In the advert, common grievances about football's oldest competition – not enough giant-killings, an unwanted break from fantasy football, a halting of league momentum – are aired. An oversized FA Cup mascot then appears and silently implores the grumblers to pay it due respect via a mischievous action: a man in the barbers has his beard shaved off; someone washing a car has it dirtied; a diner has his spaghetti bolognese tipped onto a white shirt. It ends with the slogan: don't mug off the cup.
This year more than most, the slogan holds true. With the quarter-finals upon us this weekend, the FA Cup has a lot going for it.
The giant-killings by Newport County, AFC Wimbledon and Millwall may have been confined to the earlier rounds, but the abundance of less familiar names in the last eight means there are plenty of reasons to look forward to its conclusion.
Manchester United and Manchester City are the representatives of the Premier League’s upper echelons, yet the lack of others of their type is notable – this season marks the first time in five years that there are only two teams from the top division’s Big Six in the quarter-finals.
Between them the Manchester clubs have won 17 FA Cups and been involved in four of the last eight finals, but of the other six sides left standing this year only Wolves have ever held the trophy aloft.
That means on 18 May we have the possibility of that very rare occurrence: a first-time winner. Brighton, Crystal Palace, Watford, Millwall and Swansea are all still in with a chance of following in the footsteps of Wigan in 2013 and producing the sort of surprise the FA Cup is famed for.
The Latics’ 1-0 win over Manchester City and Portsmouth’s 1-0 defeat of Cardiff in 2008 remain the only instances of clubs outside the Big Six claiming the title in the last 23 years. The open nature of 2019’s edition means there is a heightened chance of a shock occurring.
There is another factor which should help prevent another big side winning the trophy. Aside from the motivation of making history, the league positions of the other contenders should make the FA Cup their priority.
Wolves and Watford are seventh and eighth in the Premier League respectively, Crystal Palace and Brighton are currently five points clear of the drop and heading in the right direction, while Swansea are comfortable in the middle of the Championship – well clear of relegation and some way off of play-off dreams.
Only Millwall, who are battling the drop in the second tier, can really be said to have a bigger focus than the FA Cup. But in their case the Lions’ successes in the competition could well override any pragmatism. They play Brighton on Sunday looking to extend their unmatched giant-killing record by registering a 26th victory over a side in a higher division.
Millwall have knocked out a Premier League team in Everton already this season and also taken the scalps of Aston Villa, Bournemouth, Watford and Leicester in recent years.
While Swansea could be forgiven for being on the end of a Manchester City thrashing like Schalke, Burton, Burnley and Chelsea have experienced this season, the indications are that the rest are up for the fight.

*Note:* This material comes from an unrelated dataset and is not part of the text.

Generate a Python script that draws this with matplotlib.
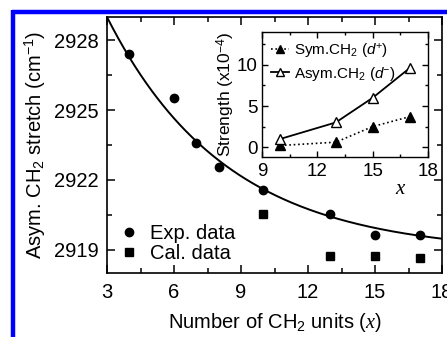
import numpy as np
import matplotlib
matplotlib.use("Agg")
import matplotlib.pyplot as plt
from matplotlib.lines import Line2D
from matplotlib.ticker import MultipleLocator

plt.rcParams['font.family'] = ['Liberation Sans', 'DejaVu Sans']
plt.rcParams['mathtext.fontset'] = 'custom'
plt.rcParams['mathtext.rm'] = 'Liberation Sans'
plt.rcParams['mathtext.it'] = 'Liberation Serif:italic'
plt.rcParams['mathtext.sf'] = 'Liberation Sans:italic'

# Main data
exp_x = [4, 6, 7, 8, 10, 13, 15, 17]
exp_y = [2927.4, 2925.5, 2923.6, 2922.56, 2921.57, 2920.54, 2919.64, 2919.62]
cal_x = [10, 13, 15, 17]
cal_y = [2920.54, 2918.74, 2918.74, 2918.66]

# Exponential fit curve parameters (y = y0 + A*exp(-x/t))
fit_y0 = 2918.86
fit_A = 17.76
fit_t = 5.35

# Inset data
ins_x = [10, 13, 15, 17]
sym_y = [0.2, 0.6, 2.5, 3.7]
asym_y = [1.0, 3.0, 6.0, 9.6]

W, H = 447, 337
fig = plt.figure(figsize=(W / 100, H / 100), dpi=100)

# blue frame
fig.add_artist(Line2D([12 / W, 1.0], [1 - 11.5 / H, 1 - 11.5 / H], color='#0000ff', lw=3.2,
                      transform=fig.transFigure, solid_capstyle='butt'))
fig.add_artist(Line2D([13 / W, 13 / W], [0, 1 - 9.8 / H], color='#0000ff', lw=3.2,
                      transform=fig.transFigure, solid_capstyle='butt'))

FS = 14.5
ax = fig.add_axes([107 / W, 1 - 273 / H, 335 / W, 256 / H])
ax.set_xlim(3, 18)
ax.set_ylim(2918, 2929)

xs = np.linspace(3, 18, 300)
ax.plot(xs, fit_y0 + fit_A * np.exp(-xs / fit_t), color='black', lw=1.4)
ax.plot(exp_x, exp_y, 'o', color='black', ms=6, label='Exp. data', clip_on=False)
ax.plot(cal_x, cal_y, 's', color='black', ms=5.2, label='Cal. data', clip_on=False)

ax.xaxis.set_major_locator(MultipleLocator(3))
ax.xaxis.set_minor_locator(MultipleLocator(1.5))
ax.yaxis.set_major_locator(MultipleLocator(3))
ax.yaxis.set_minor_locator(MultipleLocator(1.5))
ax.set_yticks([2919, 2922, 2925, 2928])
ax.tick_params(which='both', direction='in', top=True, right=True, width=1.1, labelsize=FS)
ax.tick_params(which='major', length=6)
ax.tick_params(which='minor', length=3.5)
ax.tick_params(axis='x', pad=7)
ax.tick_params(axis='y', pad=6)
for s in ax.spines.values():
    s.set_linewidth(1.2)

ax.set_xlabel('Number of CH$_2$ units ($x$)', fontsize=FS, labelpad=7)
ax.set_ylabel('Asym. CH$_2$ stretch (cm$^{-1}$)', fontsize=FS, labelpad=4)

leg = ax.legend(loc='lower left', bbox_to_anchor=(0.0, 0.0), frameon=False, fontsize=FS,
                handletextpad=0.45, handlelength=1.2, labelspacing=0.05, borderaxespad=0.1)

# inset
ins = fig.add_axes([262 / W, 1 - 157 / H, 166 / W, 125 / H])
ins.set_xlim(9, 18)
ins.set_ylim(-1.2, 14)
ins.plot(ins_x, sym_y, ':', color='black', lw=1.2, marker='^', ms=7, mfc='black', mec='black',
         label='Sym.CH$_2$ ($\\mathsf{d}^{+}$)')
ins.plot(ins_x, asym_y, '-', color='black', lw=1.3, marker='^', ms=7, mfc='white', mec='black',
         label='Asym.CH$_2$ ($\\mathsf{d}^{-}$)')
ins.xaxis.set_major_locator(MultipleLocator(3))
ins.xaxis.set_minor_locator(MultipleLocator(1.5))
ins.yaxis.set_major_locator(MultipleLocator(5))
ins.yaxis.set_minor_locator(MultipleLocator(2.5))
ins.tick_params(which='both', direction='in', top=True, right=True, width=1.0, labelsize=13.5)
ins.tick_params(which='major', length=4.5)
ins.tick_params(which='minor', length=2.5)
ins.tick_params(axis='x', pad=4)
ins.tick_params(axis='y', pad=3)
for s in ins.spines.values():
    s.set_linewidth(1.0)
ins.set_ylabel('Strength (x10$^{-4}$)', fontsize=12.5, labelpad=0)
ins.legend(loc='upper left', frameon=False, fontsize=11, handlelength=1.2,
           handletextpad=0.3, labelspacing=0.35, borderaxespad=0.2, markerscale=0.9)
fig.text(400 / W, 1 - 190 / H, 'x', family='Liberation Serif', style='italic', fontsize=15,
         ha='center', va='center')

fig.savefig('out.png', dpi=100)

Watford boss Javi Gracia, who welcomes Crystal Palace to Vicarage Road tomorrow, raised eyebrows by making seven changes to the team beaten 3-1 by City in the league last weekend. Although he dismissed suggestions that his decision was informed by what came next, the fresher legs of forwards Troy Deeney and Gerard Deulofeu will certainly help against Palace.
“In my opinion we’ve competed well against a very good team and now we can focus on the FA Cup,” he said on Saturday. “We will try to get a good result and carry on in that competition.”
Palace manager Roy Hodgson was too frustrated after a derby defeat by Brighton to look ahead, but the former England boss did speak at length in defence of the FA Cup before his side’s win over Doncaster in the previous round.
“My hope would be that we continue to cherish the FA Cup,” he said last month. “We continue to value it and we don’t consistently make comparisons because these competitions are what they are and they also have their importance.”
Having knocked Tottenham out in the fourth round and stunned City 3-2 at the Etihad in the Premier League in December, the Eagles have shown they have the mettle to go one better than their FA Cup final defeat at the hands of Manchester United in 2016.
Despite being level on 33 points with Palace following their 2-1 win at Selhurst Park, Brighton manager Chris Hughton, who was relegated with previous club Norwich, remains wary of the Premier League trap door ahead of his side’s visit to The Den.
“I know what staying in the cup means to the supporters and hence that’s why we’ve given everything we can in the cup and we will do on Sunday,” he said. “Making sure we’re in this division next season in my thinking is the most important thing. Any progress we can make in the cup is a brilliant bonus for us.”
Perhaps the most likely to break up the Big Six’s stranglehold of the FA Cup is the side who sit seventh in the Premier League. Wolves, who drew 1-1 with Chelsea on Sunday, have already knocked Liverpool out of the competition so the visit of United shouldn’t faze them.
“We don’t separate the competitions,” said Wolves boss Nuno Espirito Santo last month. “We do the same things, trying to go to the last detail, which can help us compete better.”
With most competitors certainly not mugging off the cup, the traditional elite face a fight to continue their hegemony this weekend.